Dental Specialties Prosthodontics

 A Prosthodontist is concerned with restoring teeth to their former function and appearance or replacing missing teeth and surrounding structures to the function and appearance of the teeth that used to be in place.  Sometimes they do not restore to a former look or function, but transform the look and function of the teeth to something a patient considers to be more desirable.    Many people consider a prosthodontist to be a crown, bridge, implant, and denture specialist.

     Typically, a prosthodontist gets involved when a case needs multiple crowns for the purpose of changing the occlusion (bite) to be more useful.  My father and my brother are prosthodontists in Utah, and the cases where their skill is fully utilized are cases of very worn or very broken down teeth that seem to be damaged nearly beyond repair.  As an example, a farmer over the course of a long career of bouncing along on an open tractor and holding his teeth together in the dusty air can grind his teeth down to little nubs.  All the teeth are shortened.  A crown can add to the length of a tooth so it is restored back to its original length.  However, in a case like this, placing a couple of crowns would not work because all the teeth need to have crowns in order to make the teeth look and function like they were before they were worn away.  Additionally, all the crowns have to be cemented at the same appointment.  How far do you open the bite?  This is the essence of the three years of training past dental school that the prosthodontist has completed.  They will rebuild all the teeth in either one arch or both arches.  This is termed a full mouth rehabilitation.  It has to be done precisely or else the TMJ (jaw joint) will not tolerate its new position.

     A bridge is when crowns (caps) are placed on teeth on both sides of a spot where there is a tooth missing.  The fake tooth (pontic) is hooked onto the two crowns supporting the ends of the bridge.  A bridge is cemented permanently in place.  A partial denture can also be used to replace teeth on an arch where some of the teeth are missing.  Of course, in both the case of the bridge and the partial denture the teeth that support the appliance have to be well anchored in place to support the added load of the prosthetic (fake) teeth that are attached onto it.  

     When all of the teeth on an arch are missing, a complete denture can be made.  In this province, we have denturists.  A denturist has completed training in fitting an arch with a denture.  A denturist is not trained in replacing missing teeth with anything but a denture.  A prosthodontist can offer more options for a patient than a denturist.  You might wonder if all the teeth on an arch are missing, what option other than a denture is there?  Again, this is where the training and expertise of a prosthodontist comes in.   On many people, implants can be placed either to allow the denture to “snap” in place or if enough implants are placed, the denture can actually be screwed in place on top of the implants.  The thing that makes this less common than one would hope is the cost.  It is costly, but it truly replaces the teeth that used to be in place with something that works in a very similar way to natural teeth.

     My brother tells me that typically, a prosthodontist needs at least 60,000 population to be more or less busy in a town.  It is uncommon for a general dentist to refer to a prosthodontist.  Sometimes prosthodontists have dental technicians (the people who actually make the crowns, bridges, and dentures) in their offices.
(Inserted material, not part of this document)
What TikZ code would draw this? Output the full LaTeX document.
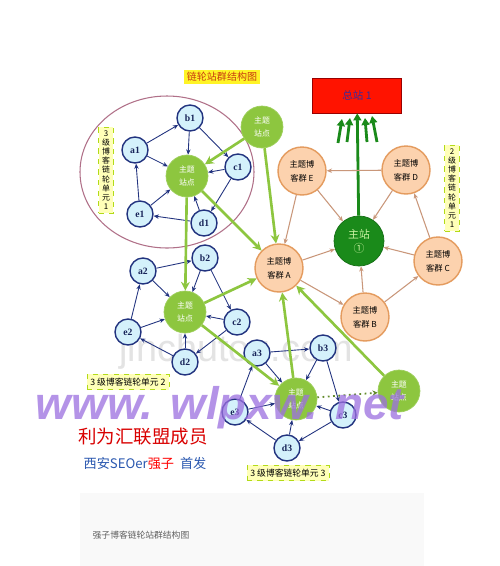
\documentclass[tikz,border=0pt]{standalone}
\usepackage{fontspec}
\setmainfont{Liberation Serif}
\newfontfamily\cjk{Noto Sans CJK SC}
\newfontfamily\wmfont{Liberation Sans}
\usepackage{xcolor}
\usetikzlibrary{arrows.meta, positioning, shapes.geometric}

\definecolor{nodeblue}{HTML}{D4F1FB}
\definecolor{navy}{HTML}{22337F}
\definecolor{lgreen}{HTML}{8DC63F}
\definecolor{peach}{HTML}{FCD2AE}
\definecolor{peachline}{HTML}{E49B5E}
\definecolor{peachedgecol}{HTML}{C9977A}
\definecolor{dgreen}{HTML}{1A8A1A}
\definecolor{lightg}{HTML}{C8F0A0}
\definecolor{titlered}{HTML}{C83A10}
\definecolor{paleyellow}{HTML}{FFFFB8}
\definecolor{boxtext}{HTML}{3A2A9A}
\definecolor{ellcol}{HTML}{B07088}
\definecolor{wmviolet}{HTML}{9C70E0}
\definecolor{seoblue}{HTML}{2A58B0}

\begin{document}
\begin{tikzpicture}[x=0.02cm, y=-0.02cm,
    bluenode/.style={circle, draw=navy, line width=0.8pt, fill=nodeblue, minimum size=0.52cm, inner sep=0pt, text=navy!70!black, font=\fontsize{5.5}{6}\selectfont\bfseries},
    limenode/.style={circle, fill=lgreen, draw=lgreen!85!white, minimum size=0.84cm, inner sep=0pt, align=center, text=white, font=\cjk\fontsize{4.5}{7}\selectfont},
    peachnode/.style={circle, draw=peachline, line width=0.8pt, fill=peach, minimum size=0.96cm, inner sep=0pt, align=center, font=\cjk\fontsize{4.7}{8}\selectfont},
    mainnode/.style={circle, fill=dgreen, draw=dgreen!80!black, minimum size=1cm, inner sep=0pt, align=center, text=lightg, font=\cjk\fontsize{6.2}{8}\selectfont},
    blueedge/.style={-{Stealth[length=3pt,width=2.5pt]}, navy, line width=0.5pt},
    limeedge/.style={-{Stealth[length=5pt,width=5pt]}, lgreen, line width=1.5pt},
    limedot/.style={-{Stealth[length=3pt,width=3pt]}, lgreen!70!black, line width=1pt, dotted},
    peachedge/.style={-{Stealth[length=3pt,width=2.5pt]}, peachedgecol, line width=0.6pt},
    upedge/.style={-{Triangle[length=4pt,width=4.5pt]}, dgreen, line width=1.6pt},
    unitlabel/.style={fill=paleyellow, draw=yellow!70!green, dashed, inner sep=2pt, font=\cjk\fontsize{5}{5}\selectfont}
]
    % Canvas
    \useasboundingbox (0,0) rectangle (500,566);
    \fill[white] (0,0) rectangle (500,566);
    \fill[gray!5] (80,493) rectangle (424,566);

    % Watermarks
    \node[text=gray!22, font=\wmfont\fontsize{21.5}{22}\selectfont] (wmark) at (236,352) {jinchutou.com};

    % Title and total station
    \node[fill=yellow!85, text=titlered, inner sep=1.5pt, font=\cjk\fontsize{5.7}{6}\selectfont] (title) at (222,77) {链轮站群结构图};
    \node[fill=red!85!orange, draw=red!60!black, minimum width=1.78cm, minimum height=0.7cm, text=boxtext, font=\cjk\fontsize{6}{7}\selectfont] (zong) at (357,95.5) {总站 1};

    % Unit 1 ellipse
    \draw[ellcol, line width=0.6pt] (167,172) ellipse [x radius=87, y radius=76];

    % Unit labels
    \node[unitlabel, align=center, font=\cjk\fontsize{4.5}{5.2}\selectfont] (lab1) at (106,170) {3\\级\\博\\客\\链\\轮\\单\\元\\1};
    \node[unitlabel, align=center, font=\cjk\fontsize{4.5}{5.2}\selectfont] (lab0) at (452,188) {2\\级\\博\\客\\链\\轮\\单\\元\\1};
    \node[unitlabel] (lab2) at (128,382) {3 级博客链轮单元 2};
    \node[unitlabel] (lab3) at (288,473) {3 级博客链轮单元 3};

    % Lime station nodes
    \node[limenode] (tl) at (262,127) {主题\\站点};
    \node[limenode] (m1) at (187,176) {主题\\站点};
    \node[limenode] (m2) at (185,312) {主题\\站点};
    \node[limenode] (m3) at (296,399) {主题\\站点};
    \node[limenode] (rl) at (399,391) {主题\\站点};

    % Unit 1
    \node[bluenode] (b1) at (190,118) {b1};
    \node[bluenode] (a1) at (135,150) {a1};
    \node[bluenode] (c1) at (238,167) {c1};
    \node[bluenode] (e1) at (140,214) {e1};
    \node[bluenode] (d1) at (204,223) {d1};

    % Unit 2
    \node[bluenode] (a2) at (143,271) {a2};
    \node[bluenode] (b2) at (205,258) {b2};
    \node[bluenode] (c2) at (237,322) {c2};
    \node[bluenode] (e2) at (128,332) {e2};
    \node[bluenode] (d2) at (185,362) {d2};

    % Unit 3
    \node[bluenode] (a3) at (257,353) {a3};
    \node[bluenode] (b3) at (323,348) {b3};
    \node[bluenode] (c3) at (343,415) {c3};
    \node[bluenode] (e3) at (235,412) {e3};
    \node[bluenode] (d3) at (287,448) {d3};

    % Theme groups and main station
    \node[peachnode] (gE) at (302,171) {主题博\\客群 E};
    \node[peachnode] (gD) at (406,170) {主题博\\客群 D};
    \node[mainnode] (zhu) at (359,241) {主站\\①};
    \node[peachnode] (gA) at (279,268) {主题博\\客群 A};
    \node[peachnode] (gC) at (438,261) {主题博\\客群 C};
    \node[peachnode] (gB) at (365,317) {主题博\\客群 B};

    % Fan of arrows to the total station
    \coordinate (f1) at (338,143);
    \coordinate (f2) at (347,142);
    \coordinate (f3) at (367,142);
    \coordinate (f4) at (377,142);
    \coordinate (t1) at (342,119);
    \coordinate (t2) at (350,118);
    \coordinate (t3) at (365,118);
    \coordinate (t4) at (372,116);
    \draw[upedge] (zhu) -- (zong);
    \draw[upedge] (f1) -- (t1);
    \draw[upedge] (f2) -- (t2);
    \draw[upedge] (f3) -- (t3);
    \draw[upedge] (f4) -- (t4);

    % Unit 1 links
    \draw[blueedge] (a1) -- (b1);
    \draw[blueedge] (b1) -- (m1);
    \draw[blueedge] (b1) -- (c1);
    \draw[blueedge] (a1) -- (m1);
    \draw[blueedge] (c1) -- (m1);
    \draw[blueedge] (c1) -- (d1);
    \draw[blueedge] (d1) -- (m1);
    \draw[blueedge] (d1) -- (e1);
    \draw[blueedge] (e1) -- (m1);
    \draw[blueedge] (e1) -- (a1);

    % Unit 2 links
    \draw[blueedge] (a2) -- (b2);
    \draw[blueedge] (b2) -- (m2);
    \draw[blueedge] (b2) -- (c2);
    \draw[blueedge] (a2) -- (m2);
    \draw[blueedge] (c2) -- (m2);
    \draw[blueedge] (c2) -- (d2);
    \draw[blueedge] (d2) -- (m2);
    \draw[blueedge] (d2) -- (e2);
    \draw[blueedge] (e2) -- (m2);
    \draw[blueedge] (e2) -- (a2);

    % Unit 3 links
    \draw[blueedge] (a3) -- (b3);
    \draw[blueedge] (b3) -- (m3);
    \draw[blueedge] (b3) -- (c3);
    \draw[blueedge] (a3) -- (m3);
    \draw[blueedge] (c3) -- (m3);
    \draw[blueedge] (c3) -- (d3);
    \draw[blueedge] (d3) -- (m3);
    \draw[blueedge] (d3) -- (e3);
    \draw[blueedge] (e3) -- (m3);
    \draw[blueedge] (e3) -- (a3);

    % Lime links
    \draw[limeedge] (tl) -- (m1);
    \draw[limeedge] (tl) -- (gA);
    \draw[limeedge] (m1) -- (m2);
    \draw[limeedge] (m1) -- (gA);
    \draw[limeedge] (m2) -- (gA);
    \draw[limeedge] (m2) -- (m3);
    \draw[limeedge] (m3) -- (gA);
    \draw[limeedge] (rl) -- (gA);
    \draw[limedot] (m3) -- (rl);

    % Theme group links
    \draw[peachedge] (gD) -- (gE);
    \draw[peachedge] (gE) -- (zhu);
    \draw[peachedge] (gD) -- (zhu);
    \draw[peachedge] (gC) -- (gD);
    \draw[peachedge] (gE) -- (gA);
    \draw[peachedge] (gA) -- (zhu);
    \draw[peachedge] (gA) -- (gB);
    \draw[peachedge] (gB) -- (zhu);
    \draw[peachedge] (gB) -- (gC);
    \draw[peachedge] (gC) -- (zhu);

    % Site stamp
    \node[text=wmviolet, opacity=0.75, font=\wmfont\bfseries\itshape\fontsize{26}{28}\selectfont] (site) at (220,408) {www. wlpxw. net};
    \node[text=red!85!black, font=\cjk\fontsize{10.5}{11}\selectfont] (member) at (143,437) {利为汇联盟成员};
    \node[text=seoblue, font=\cjk\fontsize{7.5}{8}\selectfont] (author) at (145,464) {西安SEOer\textcolor{red}{强子}\ \ 首发};

    % Caption
    \node[text=gray!75!black, font=\cjk\fontsize{5}{6}\selectfont] (caption) at (141,535) {强子博客链轮站群结构图};
\end{tikzpicture}
\end{document}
This greatly enhances the ability to match the porcelain of a crown to a tooth with difficult shading.  This could happen when making a single crown on an anterior tooth (front tooth) when the tooth next to it has several shades on its structure.  Because a certain prosthodontist has in house lab support, a general dentist may refer a patient to him not because of technical complexity of the case, but because of an unusual esthetic (looks) concern.

     This completes my brief description of what each of the ten specialties of dentistry is all about.  If you have read all ten of these articles, you now know something of the work a specialist is up to in each of the ten specialties in dentistry in Canada.